Scientific classification
- Kingdom: Animalia
- Phylum: Chordata
- Class: Amphibia
- Order: Anura
- Family: Pyxicephalidae
- Genus: Arthroleptella
- Species: A. rugosa
- Binomial name: Arthroleptella rugosa Turner and Channing, 2008

= Arthroleptella rugosa =

- Authority: Turner and Channing, 2008
- Conservation status: CR

Species of amphibian

Arthroleptella rugosa is a species of frog in the family Pyxicephalidae. It is endemic to South Africa and only known from the Klein Swartberg Mountain, an inselberg near Caledon, Western Cape. The specific name rugosa is Latin for wrinkled or rough and refers to the rough appearance of this species (caused by distinct glandular tubercles ) as well as its rough sounding advertisement call. Accordingly, the common name rough moss frog has been suggested for it.

==Description==
Arthroleptella rugosa are small frogs. Males in the type series measured 11.9–14.1 mm and the single female 15.5 mm in snout–vent length. There are a large number of very distinct glandular protuberances on the dorsal surfaces, distinct from all other Arthroleptella species. The limbs are relatively short. Adults are uniform dark chocolate brown in colour, with slightly paler, irregular dorsolateral bands that may become visible under bright lighting conditions. The sole female was densely speckled dark and light grey.

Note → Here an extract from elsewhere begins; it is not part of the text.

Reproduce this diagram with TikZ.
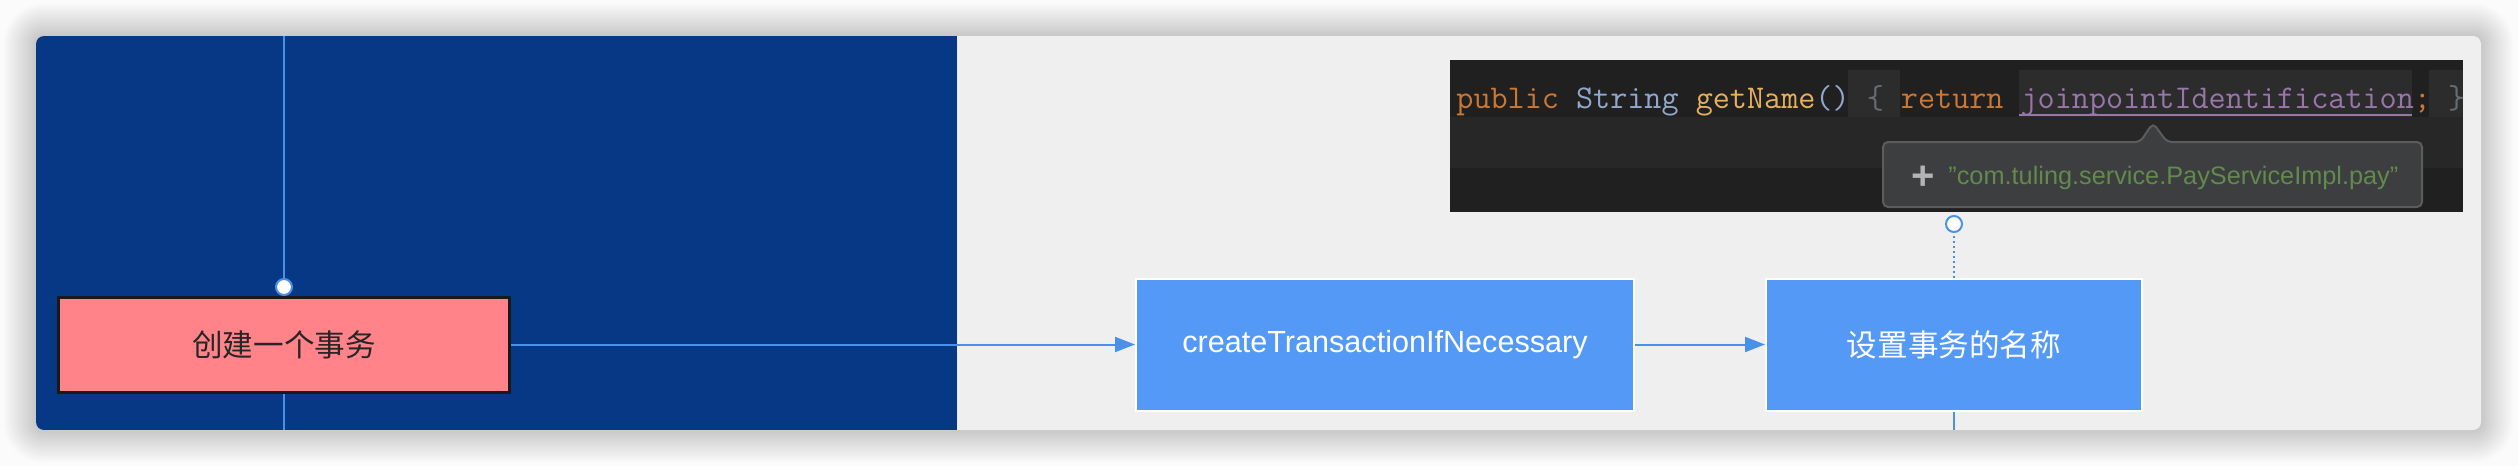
\documentclass[tikz,border=0pt]{standalone}
\usepackage{fontspec}
\setmainfont{Liberation Sans}
\newfontfamily\cjk{Noto Sans CJK SC}
\usetikzlibrary{arrows.meta}
\definecolor{pagebg}{HTML}{FBFBFB}
\definecolor{cardblue}{HTML}{063886}
\definecolor{cardgray}{HTML}{EFEFEF}
\definecolor{boxblue}{HTML}{5399F5}
\definecolor{linkblue}{HTML}{4A90E8}
\definecolor{redfill}{HTML}{FF8389}
\definecolor{codebg}{HTML}{202020}
\definecolor{codeband}{HTML}{272727}
\definecolor{codehl}{HTML}{2C2C2C}
\definecolor{kw}{HTML}{CC7832}
\definecolor{cls}{HTML}{8FA8CC}
\definecolor{meth}{HTML}{E6B05C}
\definecolor{brace}{HTML}{666C74}
\definecolor{fld}{HTML}{9876AA}
\definecolor{tipbg}{HTML}{3C3E3F}
\definecolor{tipborder}{HTML}{5C5C5C}
\definecolor{strgreen}{HTML}{628A4E}
\definecolor{plusgray}{HTML}{B4B4B4}
\begin{document}
\begin{tikzpicture}[x=0.5pt,y=-0.5pt,
  flowbox/.style={rectangle, fill=boxblue, draw=white, line width=1pt, text=white,
    minimum height=66pt, inner sep=0pt},
  startbox/.style={rectangle, fill=redfill, draw=black!90, line width=1.5pt,
    minimum width=225.5pt, minimum height=47.5pt, inner sep=0pt,
    font=\cjk\fontsize{15.3pt}{18pt}\selectfont, text=black!85},
  latinlabel/.style={font=\fontsize{15.3pt}{18pt}\selectfont},
  cjklabel/.style={font=\cjk\fontsize{15.3pt}{18pt}\selectfont},
  joint/.style={circle, fill=white, draw=linkblue, line width=1pt, minimum size=8pt, inner sep=0pt},
  link/.style={draw=linkblue, line width=0.75pt},
  dotlink/.style={draw=linkblue, line width=0.9pt, dash pattern=on 1pt off 1.5pt},
  flow/.style={draw=linkblue, line width=1pt, -{Triangle[length=10pt,width=7.5pt]}},
]
\useasboundingbox (0,0) rectangle (2518,466);
\fill[pagebg] (0,0) rectangle (2518,466);
% shadow
\foreach \i [evaluate=\i as \r using 4+\i*0.65, evaluate=\i as \d using \i*1.3] in {1,...,25}
  \fill[black, opacity=0.008, rounded corners=\r pt] ({36-\d},{36-\d}) rectangle ({2481+\d},{430+\d});
% card
\fill[cardgray, rounded corners=4pt] (36,36) rectangle (2481,430);
\begin{scope}
  \clip[rounded corners=4pt] (36,36) rectangle (2481,430);
  \fill[cardblue] (36,36) rectangle (957,430);
\end{scope}
% code screenshot
\fill[codebg] (1450,60) rectangle (2463,212);
\fill[codeband] (1450,117) rectangle (2463,168);
\fill[codehl] (1848,70) rectangle (1900,117);
\fill[codehl] (2019,70) rectangle (2412,117);
\fill[codehl] (2429,70) rectangle (2463,117);
\node[anchor=base west, inner sep=0pt, font=\ttfamily\fontsize{16.6pt}{18pt}\selectfont] (code) at (1456,108)
  {\textcolor{kw}{public} \textcolor{cls}{String} \textcolor{meth}{getName}\textcolor{cls}{()} \textcolor{brace}{\{} \textcolor{kw}{return} \textcolor{fld}{joinpointIdentification}\textcolor{kw}{;} \textcolor{brace}{\}}};
\draw[fld, line width=1pt] (2019,114.5) -- (2412,114.5);
% tooltip
\draw[fill=tipbg, draw=tipborder, line width=1pt, rounded corners=2.5pt]
  (2153,123) -- (2167,142) -- (2422,142) -- (2422,207) -- (1883,207) -- (1883,142) -- (2140,142) -- cycle;
\node[inner sep=0pt, font=\fontsize{20pt}{20pt}\selectfont\bfseries, text=plusgray] (plus) at (1923,178) {+};
\node[anchor=base west, inner sep=0pt, font=\fontsize{12.65pt}{15pt}\selectfont, text=strgreen] (tip) at (1948,184)
  {"com.tuling.service.PayServiceImpl.pay"};
% flow nodes
\node[startbox] (start) at (284,344.5) {创建一个事务};
\node[flowbox, latinlabel, minimum width=249pt] (create) at (1385,344.5) {createTransactionIfNecessary};
\node[flowbox, cjklabel, minimum width=188pt] (setname) at (1954,344.5) {设置事务的名称};
\node[joint] (j1) at (284,287) {};
\node[joint] (j2) at (1954,224) {};
\coordinate (top1) at (284,36);
\coordinate (bot1) at (284,430);
\coordinate (bot2) at (1954,430);
% connectors
\draw[link] (top1) -- (j1);
\draw[link] (start.south) -- (bot1);
\draw[flow] (start.east) -- (create.west);
\draw[flow] (create.east) -- (setname.west);
\draw[dotlink] (setname.north) -- (j2);
\draw[link] (setname.south) -- (bot2);
\end{tikzpicture}
\end{document}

The typical male advertisement call is a "chirp", a short pulsed call of two to four pulses. The second type is a "chuckle" composed of 6–10 pulsed notes, making rough, squeaky sounding chirp that is quite different from the calls in other Arthroleptella species. The chuckle may precede the typical chirp call or an aggression call.

A single clutch of seven eggs has been observed. The tadpoles do not swim; instead they remain almost sedentary on a moist substrate until metamorphosing approximately 3 weeks after hatching. The tadpoles do not have a functional mouth.

==Habitat and conservation==
Arthroleptella rugosa inhabit fynbos heathland vegetation and can be found in dense Restionaceae stands very near seepages at elevations of 500–800 m above sea level.

The habitat is under severe threat from fire and invasive plant species. In addition, the species has very small extent of occurrence (searches on neighbouring mountains
have not revealed any specimens), and has therefore been assessed as "Critically Endangered".